INPUT MATERIAL:
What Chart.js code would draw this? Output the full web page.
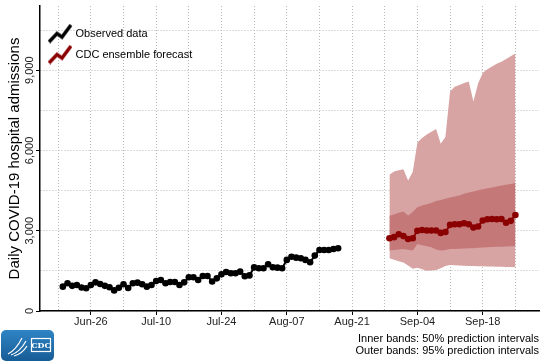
<!DOCTYPE html>
<html>
<head>
<meta charset="utf-8">
<script src="https://cdn.jsdelivr.net/npm/chart.js@4.4.0/dist/chart.umd.min.js"></script>
<style>
  html, body { margin: 0; padding: 0; background: #fff; }
</style>
</head>
<body>
<canvas id="chart" width="546" height="364"></canvas>
<script>
const FONT = "'Liberation Sans', Arial, Helvetica, sans-serif";

// x axis: days counted from Jun-26
const tickDays = [0, 14, 28, 42, 56, 70, 84];
const tickLabels = ['Jun-26', 'Jul-10', 'Jul-24', 'Aug-07', 'Aug-21', 'Sep-04', 'Sep-18'];
const gridDays = [-7, 0, 7, 14, 21, 28, 35, 42, 49, 56, 63, 70, 77, 84, 91];

// y axis
const yTicks = [0, 3000, 6000, 9000];
const yGrid = [0, 1500, 3000, 4500, 6000, 7500, 9000, 10500];

// observed daily admissions, Jun-20 .. Aug-18
const observedStart = -6;
const observed = [910, 1035, 940, 970, 880, 850, 970, 1070, 1010, 940,
  890, 770, 870, 1000, 860, 1035, 1060, 1000, 910, 970,
  1120, 1160, 1035, 1085, 1085, 970, 1070, 1260, 1260, 1160,
  1310, 1310, 1100, 1220, 1370, 1460, 1410, 1410, 1470, 1300,
  1330, 1630, 1600, 1600, 1750, 1635, 1620, 1600, 1910, 2030,
  1995, 1970, 1910, 1820, 2070, 2280, 2280, 2280, 2320, 2345];

// ensemble forecast, Aug-29 .. Sep-25
const forecastStart = 64;
const median = [2720, 2760, 2870, 2800, 2690, 2720, 3000, 3030, 3010, 3010,
  3010, 2920, 2950, 3220, 3240, 3240, 3280, 3240, 3120, 3160,
  3380, 3430, 3440, 3430, 3440, 3300, 3370, 3590];
const upper95 = [5090, 5210, 5260, 5300, 4880, 5200, 6300, 6470, 6600, 6700,
  6800, 6250, 6500, 8200, 8380, 8450, 8520, 8580, 7830, 8500,
  8900, 9040, 9140, 9240, 9320, 9420, 9520, 9620];
const upper50 = [3560, 3610, 3670, 3720, 3570, 3700, 3880, 3940, 3990, 4040,
  4110, 4150, 4200, 4240, 4280, 4320, 4380, 4430, 4470, 4510,
  4550, 4590, 4620, 4650, 4690, 4720, 4750, 4780];
const lower50 = [2260, 2280, 2300, 2320, 2290, 2260, 2500, 2460, 2420, 2380,
  2300, 2260, 2280, 2320, 2320, 2330, 2340, 2350, 2350, 2360,
  2370, 2380, 2390, 2400, 2400, 2410, 2420, 2430];
const lower95 = [1970, 1920, 1860, 1810, 1700, 1580, 1620, 1560, 1500, 1510,
  1530, 1600, 1680, 1720, 1710, 1700, 1690, 1680, 1680, 1670,
  1670, 1660, 1660, 1650, 1650, 1640, 1640, 1635];

const RED = '#8b0000';
const OUTER = '#d8a3a3';
const INNER = '#c57878';
const GRID = '#b8b8b8';

const toPoints = (arr, start) => arr.map((v, i) => ({ x: start + i, y: v }));

// little zigzag icon for the legend
function zigzag(color) {
  const c = document.createElement('canvas');
  c.width = 24;
  c.height = 20;
  const g = c.getContext('2d');
  g.strokeStyle = color;
  g.lineWidth = 3.5;
  g.beginPath();
  g.moveTo(1, 18.5);
  g.lineTo(9, 10);
  g.lineTo(14, 13.5);
  g.lineTo(23, 1.5);
  g.stroke();
  return c;
}

// rotated y tick labels
const yTickLabels = {
  id: 'yTickLabels',
  afterDraw(chart) {
    const { ctx, chartArea, scales: { y } } = chart;
    ctx.save();
    ctx.font = '11px ' + FONT;
    ctx.fillStyle = '#222';
    ctx.textAlign = 'center';
    ctx.textBaseline = 'middle';
    yTicks.forEach(v => {
      ctx.save();
      ctx.translate(chartArea.left - 10.5, y.getPixelForValue(v));
      ctx.rotate(-Math.PI / 2);
      ctx.fillText(v.toLocaleString('en-US'), 0, 0);
      ctx.restore();
    });
    ctx.restore();
  }
};

// CDC badge in the bottom left corner
const cdcLogo = {
  id: 'cdcLogo',
  afterDraw(chart) {
    const ctx = chart.ctx;
    ctx.save();
    const grad = ctx.createLinearGradient(0, 330, 0, 362);
    grad.addColorStop(0, '#2f84c4');
    grad.addColorStop(1, '#165b94');
    ctx.fillStyle = grad;
    ctx.beginPath();
    ctx.roundRect(1, 330, 53, 31, 5);
    ctx.fill();
    ctx.strokeStyle = '#fff';
    ctx.lineWidth = 1.2;
    ctx.beginPath();
    ctx.moveTo(8, 354);
    ctx.quadraticCurveTo(16, 350, 22, 338);
    ctx.moveTo(11, 355);
    ctx.quadraticCurveTo(20, 352, 26, 341);
    ctx.moveTo(14, 356);
    ctx.quadraticCurveTo(22, 354, 27, 346);
    ctx.stroke();
    ctx.strokeRect(31.5, 338.5, 19, 13);
    ctx.fillStyle = '#fff';
    ctx.font = 'bold 8px "DejaVu Serif", serif';
    ctx.textAlign = 'center';
    ctx.textBaseline = 'middle';
    ctx.fillText('CDC', 41, 345.5);
    ctx.restore();
  }
};

Chart.defaults.font.family = FONT;

new Chart(document.getElementById('chart'), {
  type: 'line',
  data: {
    datasets: [
      {
        label: 'Observed data',
        data: toPoints(observed, observedStart),
        borderColor: '#000',
        backgroundColor: '#000',
        borderWidth: 2,
        pointRadius: 3.3,
        pointBorderWidth: 0,
        fill: false
      },
      {
        label: 'CDC ensemble forecast',
        data: toPoints(median, forecastStart),
        borderColor: RED,
        backgroundColor: RED,
        borderWidth: 2,
        pointRadius: 3.3,
        pointBorderWidth: 0,
        fill: false
      },
      {
        label: '50% upper',
        data: toPoints(upper50, forecastStart),
        borderWidth: 0,
        pointRadius: 0,
        backgroundColor: INNER,
        fill: '+1'
      },
      {
        label: '50% lower',
        data: toPoints(lower50, forecastStart),
        borderWidth: 0,
        pointRadius: 0,
        fill: false
      },
      {
        label: '95% upper',
        data: toPoints(upper95, forecastStart),
        borderWidth: 0,
        pointRadius: 0,
        backgroundColor: OUTER,
        fill: '+1'
      },
      {
        label: '95% lower',
        data: toPoints(lower95, forecastStart),
        borderWidth: 0,
        pointRadius: 0,
        fill: false
      }
    ]
  },
  options: {
    responsive: false,
    animation: false,
    layout: { padding: { left: 0, right: 7, top: 6, bottom: 0 } },
    scales: {
      x: {
        type: 'linear',
        min: -10.9,
        max: 96.06,
        afterBuildTicks: s => { s.ticks = gridDays.map(v => ({ value: v })); },
        grid: {
          color: GRID,
          lineWidth: 1,
          tickLength: 4,
          tickWidth: 1,
          tickColor: c => tickDays.includes(c.tick.value) ? '#000' : 'transparent'
        },
        border: { color: '#000', width: 1.5, dash: [1, 2] },
        ticks: {
          autoSkip: false,
          maxRotation: 0,
          padding: 0,
          color: '#222',
          font: { size: 11 },
          callback: v => {
            const i = tickDays.indexOf(v);
            return i < 0 ? '' : tickLabels[i];
          }
        }
      },
      y: {
        min: 0,
        max: 11400,
        afterBuildTicks: s => { s.ticks = yGrid.map(v => ({ value: v })); },
        afterFit: s => { s.width = 40; },
        grid: {
          color: GRID,
          lineWidth: 1,
          tickLength: 4,
          tickWidth: 1,
          tickColor: c => c.tick.value % 3000 === 0 ? '#000' : 'transparent'
        },
        border: { color: '#000', width: 1.5, dash: [1, 2] },
        ticks: { display: false },
        title: {
          display: true,
          text: 'Daily COVID-19 hospital admissions',
          color: '#000',
          font: { size: 15 },
          padding: { top: 6, bottom: 0 }
        }
      }
    },
    plugins: {
      tooltip: { enabled: false },
      legend: {
        position: 'chartArea',
        align: 'start',
        title: { display: true, text: '', padding: 0, font: { size: 15 } },
        labels: {
          color: '#000',
          font: { size: 11 },
          usePointStyle: true,
          pointStyleWidth: 20,
          padding: 10,
          generateLabels: () => [
            { text: 'Observed data', fontColor: '#000', pointStyle: zigzag('#000'), fillStyle: '#000', strokeStyle: 'transparent', lineWidth: 0, hidden: false, datasetIndex: 0 },
            { text: 'CDC ensemble forecast', fontColor: '#000', pointStyle: zigzag(RED), fillStyle: RED, strokeStyle: 'transparent', lineWidth: 0, hidden: false, datasetIndex: 1 }
          ]
        }
      },
      title: {
        display: true,
        position: 'bottom',
        align: 'end',
        text: ['Inner bands: 50% prediction intervals', 'Outer bands: 95% prediction intervals'],
        color: '#000',
        font: { size: 11, weight: 'normal', lineHeight: 1.1 },
        padding: { top: 5, bottom: 6.6 }
      }
    }
  },
  plugins: [yTickLabels, cdcLogo]
});
</script>
</body>
</html>
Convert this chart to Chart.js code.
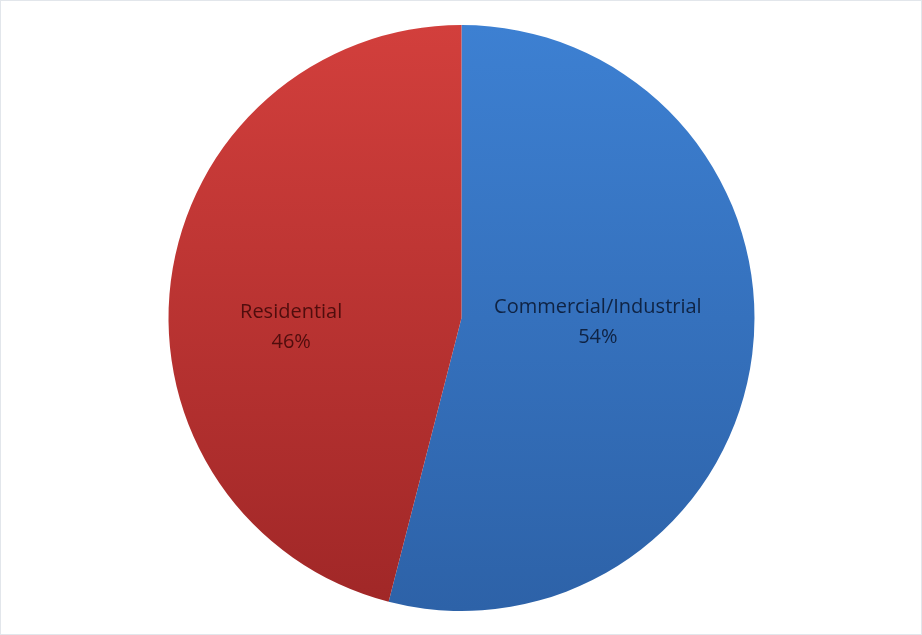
<!DOCTYPE html>
<html>
<head>
<meta charset="utf-8">
<script src="https://cdn.jsdelivr.net/npm/chart.js@4.4.0/dist/chart.umd.min.js"></script>
<style>
  html, body { margin: 0; padding: 0; background: #fff; }
  canvas { display: block; }
</style>
</head>
<body>
<canvas id="pie" width="922" height="635"></canvas>
<script>
// ─── Data ───────────────────────────────────────────────
const labels   = ['Commercial/Industrial', 'Residential'];
const shares   = [54, 46];
const topCols  = ['#3d80d2', '#d23f3c'];
const botCols  = ['#2d62a8', '#a02727'];

// label nudges (px) relative to each arc's centre point
const labelNudge = [[-9, -14], [-25, 28]];

function sliceFill(ctx) {
  const chart = ctx.chart;
  const area = chart.chartArea;
  if (!area) return topCols[ctx.dataIndex];
  const g = chart.ctx.createLinearGradient(0, area.top, 0, area.bottom);
  g.addColorStop(0, topCols[ctx.dataIndex]);
  g.addColorStop(1, botCols[ctx.dataIndex]);
  return g;
}

const frame = {
  id: 'frame',
  afterDraw(chart) {
    const c = chart.ctx;
    c.save();
    c.strokeStyle = '#e2e6eb';
    c.lineWidth = 1;
    c.strokeRect(0.5, 0.5, chart.width - 1, chart.height - 1);
    c.restore();
  },
};

const sliceLabels = {
  id: 'sliceLabels',
  afterDatasetsDraw(chart) {
    const c = chart.ctx;
    const meta = chart.getDatasetMeta(0);
    c.save();
    c.font = '20px "Open Sans", sans-serif';
    c.textAlign = 'center';
    c.textBaseline = 'middle';
    meta.data.forEach((arc, i) => {
      const p = arc.tooltipPosition();
      const x = p.x + labelNudge[i][0];
      const y = p.y + labelNudge[i][1];
      c.fillStyle = i === 0 ? 'rgba(12,28,56,0.92)' : 'rgba(70,10,10,0.92)';
      c.fillText(labels[i], x, y - 15);
      c.fillText(shares[i] + '%', x, y + 15);
    });
    c.restore();
  },
};

new Chart(document.getElementById('pie'), {
  type: 'pie',
  data: {
    labels,
    datasets: [{
      data: shares,
      backgroundColor: sliceFill,
      borderWidth: 0,
    }],
  },
  options: {
    responsive: false,
    animation: false,
    layout: { padding: { top: 25, bottom: 24, left: 168, right: 167 } },
    plugins: {
      legend: { display: false },
      tooltip: { enabled: false },
    },
  },
  plugins: [frame, sliceLabels],
});
</script>
</body>
</html>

EXERCISE GOAL: Up to and including the line containing "1995, 1970, 1910, 1820, 2070, 2280, 2280, 2280, 2320, 2345];", repeat every line from the start of the data, but none of the pictures.

RESPONSE TO THE EXERCISE:
What Chart.js code would draw this? Output the full web page.
<!DOCTYPE html>
<html>
<head>
<meta charset="utf-8">
<script src="https://cdn.jsdelivr.net/npm/chart.js@4.4.0/dist/chart.umd.min.js"></script>
<style>
  html, body { margin: 0; padding: 0; background: #fff; }
</style>
</head>
<body>
<canvas id="chart" width="546" height="364"></canvas>
<script>
const FONT = "'Liberation Sans', Arial, Helvetica, sans-serif";

// x axis: days counted from Jun-26
const tickDays = [0, 14, 28, 42, 56, 70, 84];
const tickLabels = ['Jun-26', 'Jul-10', 'Jul-24', 'Aug-07', 'Aug-21', 'Sep-04', 'Sep-18'];
const gridDays = [-7, 0, 7, 14, 21, 28, 35, 42, 49, 56, 63, 70, 77, 84, 91];

// y axis
const yTicks = [0, 3000, 6000, 9000];
const yGrid = [0, 1500, 3000, 4500, 6000, 7500, 9000, 10500];

// observed daily admissions, Jun-20 .. Aug-18
const observedStart = -6;
const observed = [910, 1035, 940, 970, 880, 850, 970, 1070, 1010, 940,
  890, 770, 870, 1000, 860, 1035, 1060, 1000, 910, 970,
  1120, 1160, 1035, 1085, 1085, 970, 1070, 1260, 1260, 1160,
  1310, 1310, 1100, 1220, 1370, 1460, 1410, 1410, 1470, 1300,
  1330, 1630, 1600, 1600, 1750, 1635, 1620, 1600, 1910, 2030,
  1995, 1970, 1910, 1820, 2070, 2280, 2280, 2280, 2320, 2345];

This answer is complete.